Records at City Hall acquired by detectives indicate that the land was originally owned by St Benoist Plantation Limited, which sold it to a white settler, Basil George Mitton in 1950.
The City Hall records show that Mr Mitton transferred the property to another settler, Zena Grace Linsley who then sold it to Mr Kimani.
The DCI uncovered that Mr Kimani has been paying land rates to City Hall.
But Mr Ng’ang’a and Mr Burugu insisted that the land was first registered to Williams & Kennedy in 1977.
Mr Burugu is linked to the land through Mugaa Investments, Runda Gardens Development, Pemco Agencies and Jumchem.
Documents presented by Mr Ng’ang’a and Mr Burugu in support of their ownership claims were disowned by the Ministry of Land officials interviewed by the DCI.

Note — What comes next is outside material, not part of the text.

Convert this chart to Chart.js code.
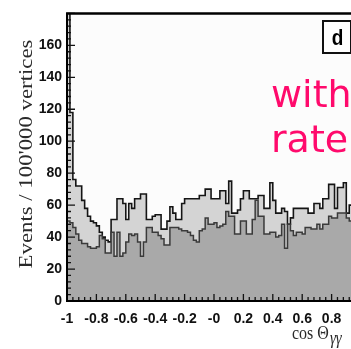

The documents they presented were conflicting, as Mr Burugu’s bundle had three additional entries signed by former Land Commissioner Raymond Njenga.
Entries are transactions recorded by the Ministry of Land on registered pieces of land.

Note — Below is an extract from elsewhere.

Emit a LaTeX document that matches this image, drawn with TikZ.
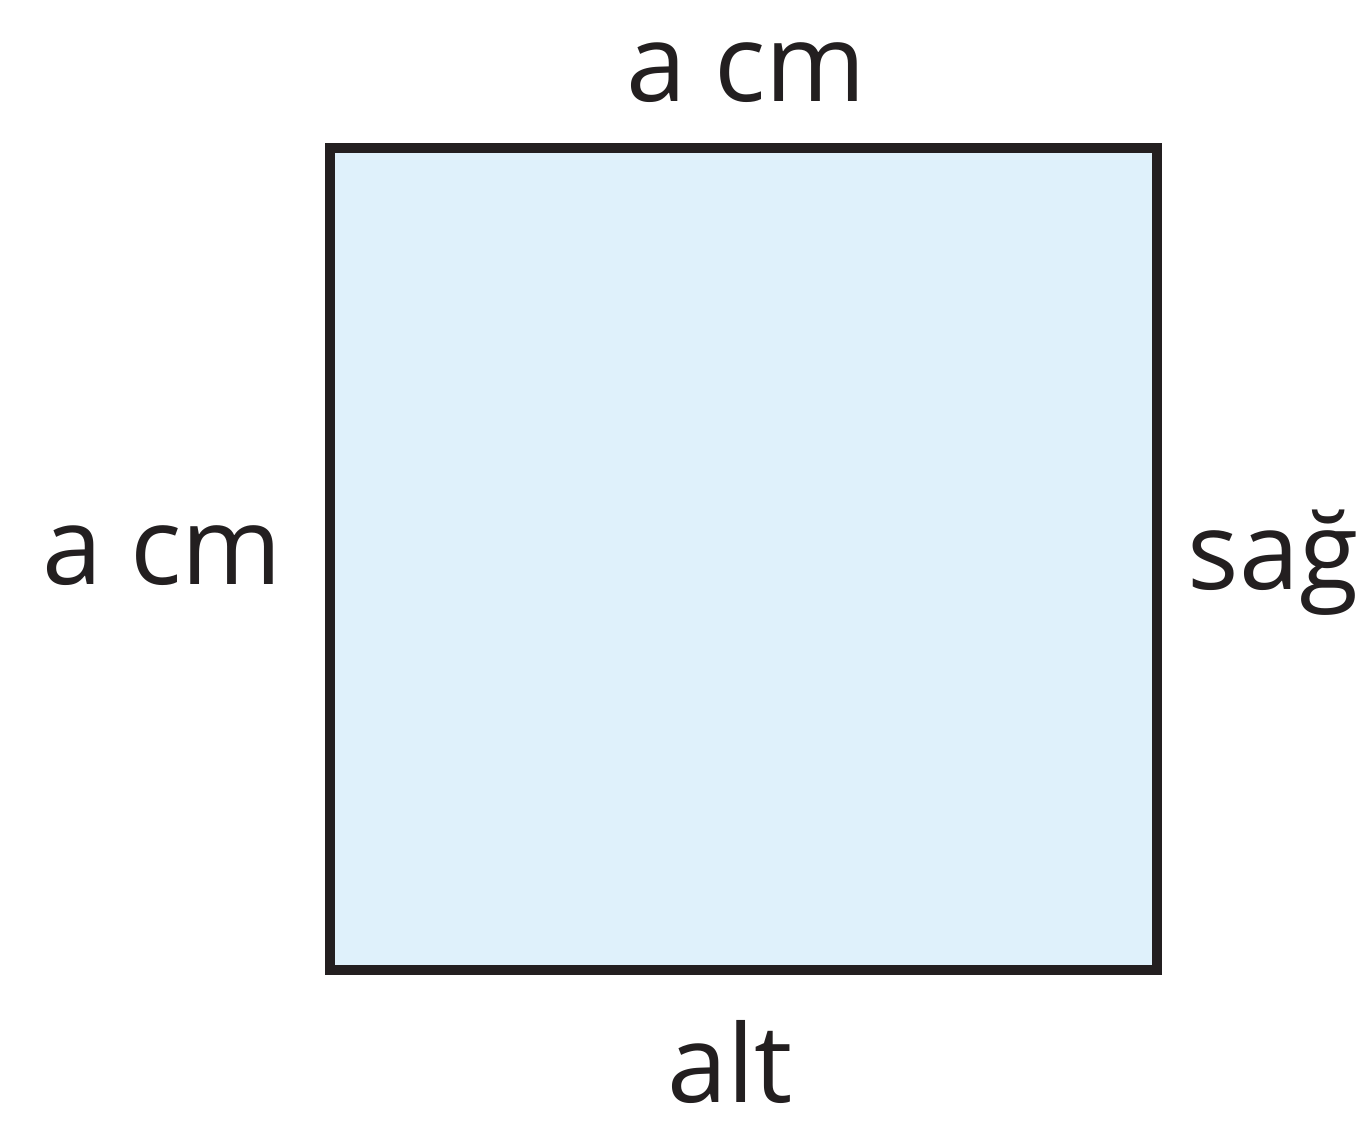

The signatures indicated to be Mr Njenga’s were put through forensic examination and determined to have been forgeries.
While most of the entries in both sets of ownership documents were the same, they had been signed by different land registrars and had different uses listed for the same property which detectives say is impractical.
DCI noted that the transfer to Jumchem in 2007 happened despite a caveat blocking dealings in the land.
The detectives highlighted that the transfer to Jumchem and handover to Runda Gardens Development happened on the same day of May 23, 2007, based on records in the title documents.
But the entry indicating transfer to Runda Gardens Development was later cancelled.
The DCI investigation also questioned why registrar of titles S. C. Njoroge issued gazette notice for the reconstruction of Jumchem Healthcare’s title deed yet there was an ongoing ownership row.